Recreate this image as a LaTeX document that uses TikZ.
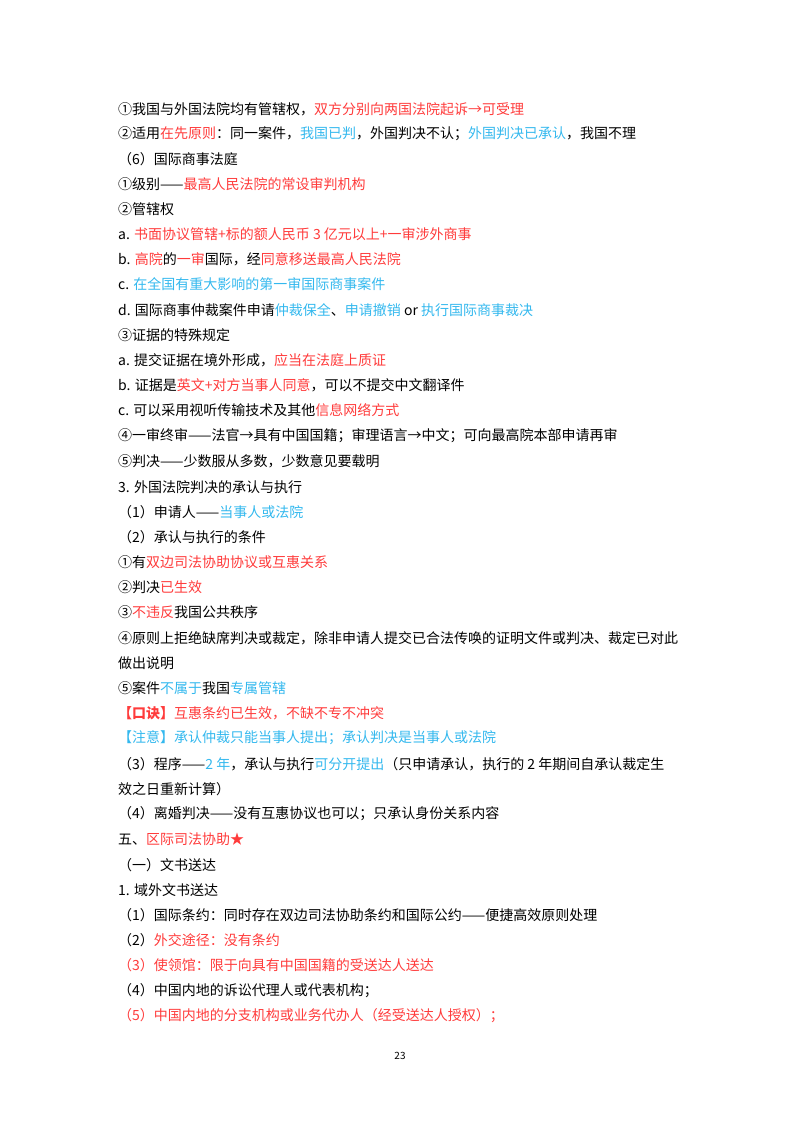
\documentclass[tikz,border=0pt]{standalone}
\usepackage{fontspec}
\setmainfont{Noto Sans CJK SC}
\usepackage{xcolor}
\definecolor{keyred}{HTML}{FF3B3B}
\definecolor{keyblue}{HTML}{33B8EE}
\newcommand{\hr}[1]{\textcolor{keyred}{#1}}
\newcommand{\hb}[1]{\textcolor{keyblue}{#1}}
\tikzset{
  txtline/.style={anchor=west,inner sep=0pt,font=\fontsize{14}{16}\selectfont},
  pagenum/.style={inner sep=0pt,font=\fontsize{10}{12}\selectfont}
}
\begin{document}
\begin{tikzpicture}[x=1pt,y=1pt]
  \useasboundingbox (0,0) rectangle (800,-1132);
  % first block: court
  \node[txtline] (l1) at (118,-109) {①我国与外国法院均有管辖权，\hr{双方分别向两国法院起诉→可受理}};
  \node[txtline] (l2) at (118,-134) {②适用\hr{在先原则}：同一案件，\hb{我国已判}，外国判决不认；\hb{外国判决已承认}，我国不理};
  \node[txtline] (l3) at (118,-159) {（6）国际商事法庭};
  \node[txtline] (l4) at (118,-184) {①级别——\hr{最高人民法院的常设审判机构}};
  \node[txtline] (l5) at (118,-209) {②管辖权};
  \node[txtline] (l6) at (118,-234) {a. \hr{书面协议管辖+标的额人民币 3 亿元以上+一审涉外商事}};
  \node[txtline] (l7) at (118,-259) {b. \hr{高院}的\hr{一审}国际，经\hr{同意移送最高人民法院}};
  \node[txtline] (l8) at (118,-284) {c. \hb{在全国有重大影响的第一审国际商事案件}};
  \node[txtline] (l9) at (118,-310) {d. 国际商事仲裁案件申请\hb{仲裁保全}、\hb{申请撤销} or \hb{执行国际商事裁决}};
  \node[txtline] (l10) at (118,-335) {③证据的特殊规定};
  \node[txtline] (l11) at (118,-360) {a. 提交证据在境外形成，\hr{应当在法庭上质证}};
  \node[txtline] (l12) at (118,-385) {b. 证据是\hr{英文+对方当事人同意}，可以不提交中文翻译件};
  \node[txtline] (l13) at (118,-410) {c. 可以采用视听传输技术及其他\hr{信息网络方式}};
  \node[txtline] (l14) at (118,-436) {④一审终审——法官→具有中国国籍；审理语言→中文；可向最高院本部申请再审};
  \node[txtline] (l15) at (118,-461) {⑤判决——少数服从多数，少数意见要载明};
  % second block: foreign judgments
  \node[txtline] (l16) at (118,-487) {3. 外国法院判决的承认与执行};
  \node[txtline] (l17) at (118,-512) {（1）申请人——\hb{当事人或法院}};
  \node[txtline] (l18) at (118,-537) {（2）承认与执行的条件};
  \node[txtline] (l19) at (118,-562) {①有\hr{双边司法协助协议或互惠关系}};
  \node[txtline] (l20) at (118,-587) {②判决\hr{已生效}};
  \node[txtline] (l21) at (118,-612) {③\hr{不违反}我国公共秩序};
  \node[txtline] (l22) at (118,-638) {④原则上拒绝缺席判决或裁定，除非申请人提交已合法传唤的证明文件或判决、裁定已对此};
  \node[txtline] (l23) at (118,-663) {做出说明};
  \node[txtline] (l24) at (118,-688) {⑤案件\hb{不属于}我国\hb{专属管辖}};
  \node[txtline] (l25) at (118,-713) {\hr{\textbf{【口诀】}互惠条约已生效，不缺不专不冲突}};
  \node[txtline] (l26) at (118,-738) {\hb{【注意】承认仲裁只能当事人提出；承认判决是当事人或法院}};
  \node[txtline] (l27) at (118,-764) {（3）程序——\hb{2 年}，承认与执行\hb{可分开提出}（只申请承认，执行的 2 年期间自承认裁定生};
  \node[txtline] (l28) at (118,-789) {效之日重新计算）};
  \node[txtline] (l29) at (118,-814) {（4）离婚判决——没有互惠协议也可以；只承认身份关系内容};
  % third block: interregional assistance
  \node[txtline] (l30) at (118,-839) {五、\hr{区际司法协助★}};
  \node[txtline] (l31) at (118,-865) {（一）文书送达};
  \node[txtline] (l32) at (118,-890) {1. 域外文书送达};
  \node[txtline] (l33) at (118,-915) {（1）国际条约：同时存在双边司法协助条约和国际公约——便捷高效原则处理};
  \node[txtline] (l34) at (118,-940) {（2）\hr{外交途径：没有条约}};
  \node[txtline] (l35) at (118,-965) {\hr{（3）使领馆：限于向具有中国国籍的受送达人送达}};
  \node[txtline] (l36) at (118,-991) {（4）中国内地的诉讼代理人或代表机构；};
  \node[txtline] (l37) at (118,-1016) {\hr{（5）中国内地的分支机构或业务代办人（经受送达人授权）；}};
  \node[pagenum] (pg) at (400,-1056) {23};
\end{tikzpicture}
\end{document}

------------------------

### Problem requirements
Go through the listing above and quote it exactly, apart from its images.

### Solved problem
Recreate this image as a LaTeX document that uses TikZ.
\documentclass[tikz,border=0pt]{standalone}
\usepackage{fontspec}
\setmainfont{Noto Sans CJK SC}
\usepackage{xcolor}
\definecolor{keyred}{HTML}{FF3B3B}
\definecolor{keyblue}{HTML}{33B8EE}
\newcommand{\hr}[1]{\textcolor{keyred}{#1}}
\newcommand{\hb}[1]{\textcolor{keyblue}{#1}}
\tikzset{
  txtline/.style={anchor=west,inner sep=0pt,font=\fontsize{14}{16}\selectfont},
  pagenum/.style={inner sep=0pt,font=\fontsize{10}{12}\selectfont}
}
\begin{document}
\begin{tikzpicture}[x=1pt,y=1pt]
  \useasboundingbox (0,0) rectangle (800,-1132);
  % first block: court
  \node[txtline] (l1) at (118,-109) {①我国与外国法院均有管辖权，\hr{双方分别向两国法院起诉→可受理}};
  \node[txtline] (l2) at (118,-134) {②适用\hr{在先原则}：同一案件，\hb{我国已判}，外国判决不认；\hb{外国判决已承认}，我国不理};
  \node[txtline] (l3) at (118,-159) {（6）国际商事法庭};
  \node[txtline] (l4) at (118,-184) {①级别——\hr{最高人民法院的常设审判机构}};
  \node[txtline] (l5) at (118,-209) {②管辖权};
  \node[txtline] (l6) at (118,-234) {a. \hr{书面协议管辖+标的额人民币 3 亿元以上+一审涉外商事}};
  \node[txtline] (l7) at (118,-259) {b. \hr{高院}的\hr{一审}国际，经\hr{同意移送最高人民法院}};
  \node[txtline] (l8) at (118,-284) {c. \hb{在全国有重大影响的第一审国际商事案件}};
  \node[txtline] (l9) at (118,-310) {d. 国际商事仲裁案件申请\hb{仲裁保全}、\hb{申请撤销} or \hb{执行国际商事裁决}};
  \node[txtline] (l10) at (118,-335) {③证据的特殊规定};
  \node[txtline] (l11) at (118,-360) {a. 提交证据在境外形成，\hr{应当在法庭上质证}};
  \node[txtline] (l12) at (118,-385) {b. 证据是\hr{英文+对方当事人同意}，可以不提交中文翻译件};
  \node[txtline] (l13) at (118,-410) {c. 可以采用视听传输技术及其他\hr{信息网络方式}};
  \node[txtline] (l14) at (118,-436) {④一审终审——法官→具有中国国籍；审理语言→中文；可向最高院本部申请再审};
  \node[txtline] (l15) at (118,-461) {⑤判决——少数服从多数，少数意见要载明};
  % second block: foreign judgments
  \node[txtline] (l16) at (118,-487) {3. 外国法院判决的承认与执行};
  \node[txtline] (l17) at (118,-512) {（1）申请人——\hb{当事人或法院}};
  \node[txtline] (l18) at (118,-537) {（2）承认与执行的条件};
  \node[txtline] (l19) at (118,-562) {①有\hr{双边司法协助协议或互惠关系}};
  \node[txtline] (l20) at (118,-587) {②判决\hr{已生效}};
  \node[txtline] (l21) at (118,-612) {③\hr{不违反}我国公共秩序};
  \node[txtline] (l22) at (118,-638) {④原则上拒绝缺席判决或裁定，除非申请人提交已合法传唤的证明文件或判决、裁定已对此};
  \node[txtline] (l23) at (118,-663) {做出说明};
  \node[txtline] (l24) at (118,-688) {⑤案件\hb{不属于}我国\hb{专属管辖}};
  \node[txtline] (l25) at (118,-713) {\hr{\textbf{【口诀】}互惠条约已生效，不缺不专不冲突}};
  \node[txtline] (l26) at (118,-738) {\hb{【注意】承认仲裁只能当事人提出；承认判决是当事人或法院}};
  \node[txtline] (l27) at (118,-764) {（3）程序——\hb{2 年}，承认与执行\hb{可分开提出}（只申请承认，执行的 2 年期间自承认裁定生};
  \node[txtline] (l28) at (118,-789) {效之日重新计算）};
  \node[txtline] (l29) at (118,-814) {（4）离婚判决——没有互惠协议也可以；只承认身份关系内容};
  % third block: interregional assistance
  \node[txtline] (l30) at (118,-839) {五、\hr{区际司法协助★}};
  \node[txtline] (l31) at (118,-865) {（一）文书送达};
  \node[txtline] (l32) at (118,-890) {1. 域外文书送达};
  \node[txtline] (l33) at (118,-915) {（1）国际条约：同时存在双边司法协助条约和国际公约——便捷高效原则处理};
  \node[txtline] (l34) at (118,-940) {（2）\hr{外交途径：没有条约}};
  \node[txtline] (l35) at (118,-965) {\hr{（3）使领馆：限于向具有中国国籍的受送达人送达}};
  \node[txtline] (l36) at (118,-991) {（4）中国内地的诉讼代理人或代表机构；};
  \node[txtline] (l37) at (118,-1016) {\hr{（5）中国内地的分支机构或业务代办人（经受送达人授权）；}};
  \node[pagenum] (pg) at (400,-1056) {23};
\end{tikzpicture}
\end{document}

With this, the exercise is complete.